Sunday, March 25, 2007

Who is Underming Who?

Civil rights groups have demanded that the attorney general lay down rules to restrict the activities of the Shin Bet security services against the Arab community and its political groups.

The Association of Civil Rights in Israel (ACRI) filed a petition to Attorney General Menachem Mazuz last Thursday to order the Shin Bet to stop trying to block what the group called legitimate political activity.

Adalah, the Legal Center for Arab Minority Rights, is demanding a criminal probe into the Shin Bet's activity, accusing the security service of exceeding its authority and causing incitement against the Arab public.

ACRI's petition follows a letter the Shin Bet sent the previous week to the predominantly Arab Balad party's journal, Fasal al-Makal, warning that it would foil the activity of anyone seeking to harm Israel's Jewish or democratic character, even if that activity was carried out by legal means.

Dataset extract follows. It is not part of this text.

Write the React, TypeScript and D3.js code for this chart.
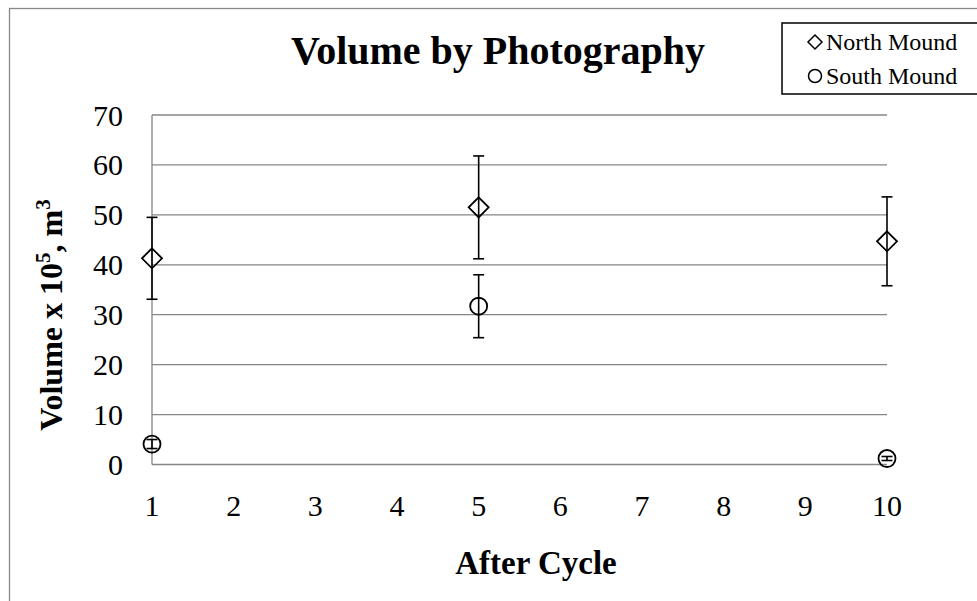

The issue was raised following the recent drafting of four documents in the Arab community calling for a revision of Israel's character. The documents are: the Musawa organization's Ten Points, the Higher Arab Monitoring Committee's Future Vision of the Palestinian Arabs in Israel, the Adalah organization's Democratic Constitution and the yet-unpublished Haifa Treaty.

ACRI's letter said that the Shin Bet's assumption that it was authorized to curtail activity not explicitly prohibited by law "undermines the foundations of democracy and reflects a basic lack of understanding of the concept of democracy."

"The attempt by the Shin Bet to redefine the rules of the democratic game is a serious violation of the rule of law," it said.

The letter also stated that the concept of freedom is a preeminent value of democracy, and from it derives the principle that all that is not explicitly prohibited must as such be permitted.